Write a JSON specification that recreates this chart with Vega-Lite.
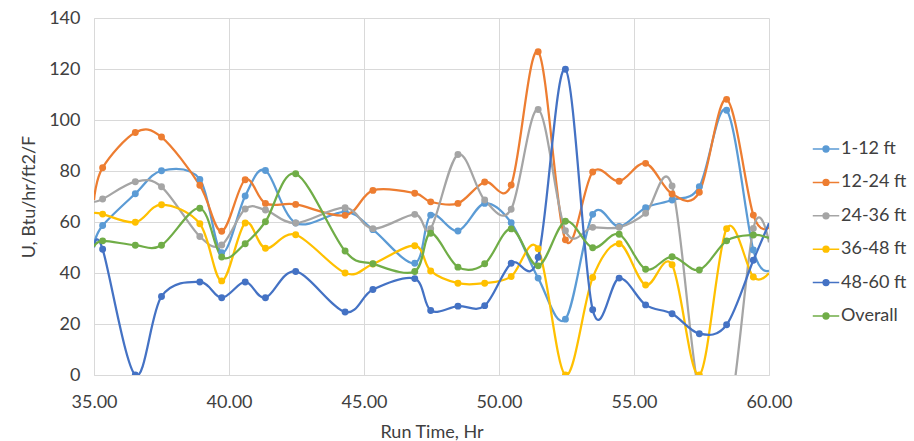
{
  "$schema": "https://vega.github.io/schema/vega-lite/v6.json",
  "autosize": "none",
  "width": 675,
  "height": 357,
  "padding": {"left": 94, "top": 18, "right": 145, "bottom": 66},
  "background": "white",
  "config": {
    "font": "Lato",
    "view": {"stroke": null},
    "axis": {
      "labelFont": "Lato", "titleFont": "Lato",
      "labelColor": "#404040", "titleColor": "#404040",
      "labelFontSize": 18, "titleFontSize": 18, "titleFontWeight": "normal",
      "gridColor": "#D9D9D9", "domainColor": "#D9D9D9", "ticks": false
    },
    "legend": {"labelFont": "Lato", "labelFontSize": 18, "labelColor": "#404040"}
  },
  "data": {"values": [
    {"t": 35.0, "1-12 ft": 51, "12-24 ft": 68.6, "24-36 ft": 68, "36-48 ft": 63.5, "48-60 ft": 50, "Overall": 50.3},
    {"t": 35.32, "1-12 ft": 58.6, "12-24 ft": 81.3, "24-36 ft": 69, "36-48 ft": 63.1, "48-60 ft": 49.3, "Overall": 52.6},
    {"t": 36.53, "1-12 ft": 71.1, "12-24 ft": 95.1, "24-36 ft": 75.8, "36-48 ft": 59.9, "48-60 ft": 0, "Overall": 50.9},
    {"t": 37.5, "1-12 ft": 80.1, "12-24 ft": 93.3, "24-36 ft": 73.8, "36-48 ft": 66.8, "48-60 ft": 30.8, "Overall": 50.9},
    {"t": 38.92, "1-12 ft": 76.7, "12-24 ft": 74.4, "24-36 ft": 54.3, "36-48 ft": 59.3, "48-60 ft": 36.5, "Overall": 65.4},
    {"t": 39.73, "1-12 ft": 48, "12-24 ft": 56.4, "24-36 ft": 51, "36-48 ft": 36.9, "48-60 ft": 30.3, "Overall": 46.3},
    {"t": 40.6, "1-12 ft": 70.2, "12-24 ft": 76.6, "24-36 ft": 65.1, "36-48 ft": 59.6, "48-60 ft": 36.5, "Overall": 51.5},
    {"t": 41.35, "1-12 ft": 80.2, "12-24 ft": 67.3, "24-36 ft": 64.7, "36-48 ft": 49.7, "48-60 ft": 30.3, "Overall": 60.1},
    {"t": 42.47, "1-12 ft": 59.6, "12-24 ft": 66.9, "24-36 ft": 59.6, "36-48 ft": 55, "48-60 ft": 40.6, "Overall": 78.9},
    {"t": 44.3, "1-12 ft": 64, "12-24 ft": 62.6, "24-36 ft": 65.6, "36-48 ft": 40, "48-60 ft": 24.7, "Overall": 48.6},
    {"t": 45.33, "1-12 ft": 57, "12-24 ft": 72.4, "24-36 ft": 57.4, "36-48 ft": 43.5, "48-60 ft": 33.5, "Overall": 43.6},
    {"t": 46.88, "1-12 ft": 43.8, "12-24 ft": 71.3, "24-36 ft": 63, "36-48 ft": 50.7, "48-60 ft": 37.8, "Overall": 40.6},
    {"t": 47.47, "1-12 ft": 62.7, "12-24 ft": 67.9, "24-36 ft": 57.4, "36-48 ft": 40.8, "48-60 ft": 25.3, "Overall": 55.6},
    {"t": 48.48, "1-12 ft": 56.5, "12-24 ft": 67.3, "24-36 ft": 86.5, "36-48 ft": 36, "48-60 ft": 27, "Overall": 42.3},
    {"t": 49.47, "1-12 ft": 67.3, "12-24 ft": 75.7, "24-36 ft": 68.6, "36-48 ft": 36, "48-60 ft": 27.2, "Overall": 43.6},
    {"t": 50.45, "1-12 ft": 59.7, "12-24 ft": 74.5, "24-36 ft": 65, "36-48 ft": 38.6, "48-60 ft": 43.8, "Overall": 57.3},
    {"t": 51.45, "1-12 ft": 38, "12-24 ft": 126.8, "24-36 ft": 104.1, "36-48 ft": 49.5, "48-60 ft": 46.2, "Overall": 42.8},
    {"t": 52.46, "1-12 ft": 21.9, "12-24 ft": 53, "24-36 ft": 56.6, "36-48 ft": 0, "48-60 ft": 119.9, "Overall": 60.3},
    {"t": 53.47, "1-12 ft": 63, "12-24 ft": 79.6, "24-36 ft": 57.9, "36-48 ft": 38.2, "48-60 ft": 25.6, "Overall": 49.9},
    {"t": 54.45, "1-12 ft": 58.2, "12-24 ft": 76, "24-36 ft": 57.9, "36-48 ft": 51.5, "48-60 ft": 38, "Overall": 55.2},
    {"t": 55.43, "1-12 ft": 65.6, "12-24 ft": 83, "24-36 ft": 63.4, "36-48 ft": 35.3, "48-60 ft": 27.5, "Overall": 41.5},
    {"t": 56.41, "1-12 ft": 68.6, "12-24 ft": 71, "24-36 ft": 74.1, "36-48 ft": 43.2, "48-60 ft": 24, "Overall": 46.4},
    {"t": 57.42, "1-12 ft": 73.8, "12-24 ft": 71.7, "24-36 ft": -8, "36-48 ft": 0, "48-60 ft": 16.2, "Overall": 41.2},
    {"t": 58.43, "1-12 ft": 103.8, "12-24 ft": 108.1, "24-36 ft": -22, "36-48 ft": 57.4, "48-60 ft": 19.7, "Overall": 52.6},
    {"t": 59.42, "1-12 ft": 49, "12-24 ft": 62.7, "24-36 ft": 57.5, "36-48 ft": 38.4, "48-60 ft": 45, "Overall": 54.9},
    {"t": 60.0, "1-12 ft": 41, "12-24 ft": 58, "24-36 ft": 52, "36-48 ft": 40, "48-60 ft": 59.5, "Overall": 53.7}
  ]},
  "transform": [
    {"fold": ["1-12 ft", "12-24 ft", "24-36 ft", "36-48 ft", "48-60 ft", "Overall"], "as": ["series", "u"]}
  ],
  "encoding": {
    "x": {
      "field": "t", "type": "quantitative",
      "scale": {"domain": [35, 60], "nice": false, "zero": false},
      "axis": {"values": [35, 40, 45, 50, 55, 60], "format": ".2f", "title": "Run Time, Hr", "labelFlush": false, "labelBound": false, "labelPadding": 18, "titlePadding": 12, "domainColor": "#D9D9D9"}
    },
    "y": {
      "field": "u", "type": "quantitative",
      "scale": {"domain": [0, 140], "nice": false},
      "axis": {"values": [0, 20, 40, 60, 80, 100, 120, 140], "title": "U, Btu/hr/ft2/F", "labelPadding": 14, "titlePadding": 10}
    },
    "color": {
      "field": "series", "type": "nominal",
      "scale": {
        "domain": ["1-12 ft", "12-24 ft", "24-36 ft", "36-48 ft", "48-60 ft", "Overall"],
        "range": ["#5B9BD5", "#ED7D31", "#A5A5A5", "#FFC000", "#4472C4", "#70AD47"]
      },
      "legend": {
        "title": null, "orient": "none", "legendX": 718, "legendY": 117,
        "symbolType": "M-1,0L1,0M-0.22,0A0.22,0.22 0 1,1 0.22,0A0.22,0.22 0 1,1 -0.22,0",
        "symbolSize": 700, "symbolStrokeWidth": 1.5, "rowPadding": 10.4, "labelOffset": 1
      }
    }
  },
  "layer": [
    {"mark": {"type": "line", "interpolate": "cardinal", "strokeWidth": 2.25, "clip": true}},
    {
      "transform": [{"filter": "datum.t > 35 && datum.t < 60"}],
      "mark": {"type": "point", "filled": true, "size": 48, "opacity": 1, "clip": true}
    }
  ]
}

_Exercise requirements_
Quote the listing above in full, except for the pictures.

_Response to this exercise_
Write a JSON specification that recreates this chart with Vega-Lite.
{
  "$schema": "https://vega.github.io/schema/vega-lite/v6.json",
  "autosize": "none",
  "width": 675,
  "height": 357,
  "padding": {"left": 94, "top": 18, "right": 145, "bottom": 66},
  "background": "white",
  "config": {
    "font": "Lato",
    "view": {"stroke": null},
    "axis": {
      "labelFont": "Lato", "titleFont": "Lato",
      "labelColor": "#404040", "titleColor": "#404040",
      "labelFontSize": 18, "titleFontSize": 18, "titleFontWeight": "normal",
      "gridColor": "#D9D9D9", "domainColor": "#D9D9D9", "ticks": false
    },
    "legend": {"labelFont": "Lato", "labelFontSize": 18, "labelColor": "#404040"}
  },
  "data": {"values": [
    {"t": 35.0, "1-12 ft": 51, "12-24 ft": 68.6, "24-36 ft": 68, "36-48 ft": 63.5, "48-60 ft": 50, "Overall": 50.3},
    {"t": 35.32, "1-12 ft": 58.6, "12-24 ft": 81.3, "24-36 ft": 69, "36-48 ft": 63.1, "48-60 ft": 49.3, "Overall": 52.6},
    {"t": 36.53, "1-12 ft": 71.1, "12-24 ft": 95.1, "24-36 ft": 75.8, "36-48 ft": 59.9, "48-60 ft": 0, "Overall": 50.9},
    {"t": 37.5, "1-12 ft": 80.1, "12-24 ft": 93.3, "24-36 ft": 73.8, "36-48 ft": 66.8, "48-60 ft": 30.8, "Overall": 50.9},
    {"t": 38.92, "1-12 ft": 76.7, "12-24 ft": 74.4, "24-36 ft": 54.3, "36-48 ft": 59.3, "48-60 ft": 36.5, "Overall": 65.4},
    {"t": 39.73, "1-12 ft": 48, "12-24 ft": 56.4, "24-36 ft": 51, "36-48 ft": 36.9, "48-60 ft": 30.3, "Overall": 46.3},
    {"t": 40.6, "1-12 ft": 70.2, "12-24 ft": 76.6, "24-36 ft": 65.1, "36-48 ft": 59.6, "48-60 ft": 36.5, "Overall": 51.5},
    {"t": 41.35, "1-12 ft": 80.2, "12-24 ft": 67.3, "24-36 ft": 64.7, "36-48 ft": 49.7, "48-60 ft": 30.3, "Overall": 60.1},
    {"t": 42.47, "1-12 ft": 59.6, "12-24 ft": 66.9, "24-36 ft": 59.6, "36-48 ft": 55, "48-60 ft": 40.6, "Overall": 78.9},
    {"t": 44.3, "1-12 ft": 64, "12-24 ft": 62.6, "24-36 ft": 65.6, "36-48 ft": 40, "48-60 ft": 24.7, "Overall": 48.6},
    {"t": 45.33, "1-12 ft": 57, "12-24 ft": 72.4, "24-36 ft": 57.4, "36-48 ft": 43.5, "48-60 ft": 33.5, "Overall": 43.6},
    {"t": 46.88, "1-12 ft": 43.8, "12-24 ft": 71.3, "24-36 ft": 63, "36-48 ft": 50.7, "48-60 ft": 37.8, "Overall": 40.6},
    {"t": 47.47, "1-12 ft": 62.7, "12-24 ft": 67.9, "24-36 ft": 57.4, "36-48 ft": 40.8, "48-60 ft": 25.3, "Overall": 55.6},
    {"t": 48.48, "1-12 ft": 56.5, "12-24 ft": 67.3, "24-36 ft": 86.5, "36-48 ft": 36, "48-60 ft": 27, "Overall": 42.3},
    {"t": 49.47, "1-12 ft": 67.3, "12-24 ft": 75.7, "24-36 ft": 68.6, "36-48 ft": 36, "48-60 ft": 27.2, "Overall": 43.6},
    {"t": 50.45, "1-12 ft": 59.7, "12-24 ft": 74.5, "24-36 ft": 65, "36-48 ft": 38.6, "48-60 ft": 43.8, "Overall": 57.3},
    {"t": 51.45, "1-12 ft": 38, "12-24 ft": 126.8, "24-36 ft": 104.1, "36-48 ft": 49.5, "48-60 ft": 46.2, "Overall": 42.8},
    {"t": 52.46, "1-12 ft": 21.9, "12-24 ft": 53, "24-36 ft": 56.6, "36-48 ft": 0, "48-60 ft": 119.9, "Overall": 60.3},
    {"t": 53.47, "1-12 ft": 63, "12-24 ft": 79.6, "24-36 ft": 57.9, "36-48 ft": 38.2, "48-60 ft": 25.6, "Overall": 49.9},
    {"t": 54.45, "1-12 ft": 58.2, "12-24 ft": 76, "24-36 ft": 57.9, "36-48 ft": 51.5, "48-60 ft": 38, "Overall": 55.2},
    {"t": 55.43, "1-12 ft": 65.6, "12-24 ft": 83, "24-36 ft": 63.4, "36-48 ft": 35.3, "48-60 ft": 27.5, "Overall": 41.5},
    {"t": 56.41, "1-12 ft": 68.6, "12-24 ft": 71, "24-36 ft": 74.1, "36-48 ft": 43.2, "48-60 ft": 24, "Overall": 46.4},
    {"t": 57.42, "1-12 ft": 73.8, "12-24 ft": 71.7, "24-36 ft": -8, "36-48 ft": 0, "48-60 ft": 16.2, "Overall": 41.2},
    {"t": 58.43, "1-12 ft": 103.8, "12-24 ft": 108.1, "24-36 ft": -22, "36-48 ft": 57.4, "48-60 ft": 19.7, "Overall": 52.6},
    {"t": 59.42, "1-12 ft": 49, "12-24 ft": 62.7, "24-36 ft": 57.5, "36-48 ft": 38.4, "48-60 ft": 45, "Overall": 54.9},
    {"t": 60.0, "1-12 ft": 41, "12-24 ft": 58, "24-36 ft": 52, "36-48 ft": 40, "48-60 ft": 59.5, "Overall": 53.7}
  ]},
  "transform": [
    {"fold": ["1-12 ft", "12-24 ft", "24-36 ft", "36-48 ft", "48-60 ft", "Overall"], "as": ["series", "u"]}
  ],
  "encoding": {
    "x": {
      "field": "t", "type": "quantitative",
      "scale": {"domain": [35, 60], "nice": false, "zero": false},
      "axis": {"values": [35, 40, 45, 50, 55, 60], "format": ".2f", "title": "Run Time, Hr", "labelFlush": false, "labelBound": false, "labelPadding": 18, "titlePadding": 12, "domainColor": "#D9D9D9"}
    },
    "y": {
      "field": "u", "type": "quantitative",
      "scale": {"domain": [0, 140], "nice": false},
      "axis": {"values": [0, 20, 40, 60, 80, 100, 120, 140], "title": "U, Btu/hr/ft2/F", "labelPadding": 14, "titlePadding": 10}
    },
    "color": {
      "field": "series", "type": "nominal",
      "scale": {
        "domain": ["1-12 ft", "12-24 ft", "24-36 ft", "36-48 ft", "48-60 ft", "Overall"],
        "range": ["#5B9BD5", "#ED7D31", "#A5A5A5", "#FFC000", "#4472C4", "#70AD47"]
      },
      "legend": {
        "title": null, "orient": "none", "legendX": 718, "legendY": 117,
        "symbolType": "M-1,0L1,0M-0.22,0A0.22,0.22 0 1,1 0.22,0A0.22,0.22 0 1,1 -0.22,0",
        "symbolSize": 700, "symbolStrokeWidth": 1.5, "rowPadding": 10.4, "labelOffset": 1
      }
    }
  },
  "layer": [
    {"mark": {"type": "line", "interpolate": "cardinal", "strokeWidth": 2.25, "clip": true}},
    {
      "transform": [{"filter": "datum.t > 35 && datum.t < 60"}],
      "mark": {"type": "point", "filled": true, "size": 48, "opacity": 1, "clip": true}
    }
  ]
}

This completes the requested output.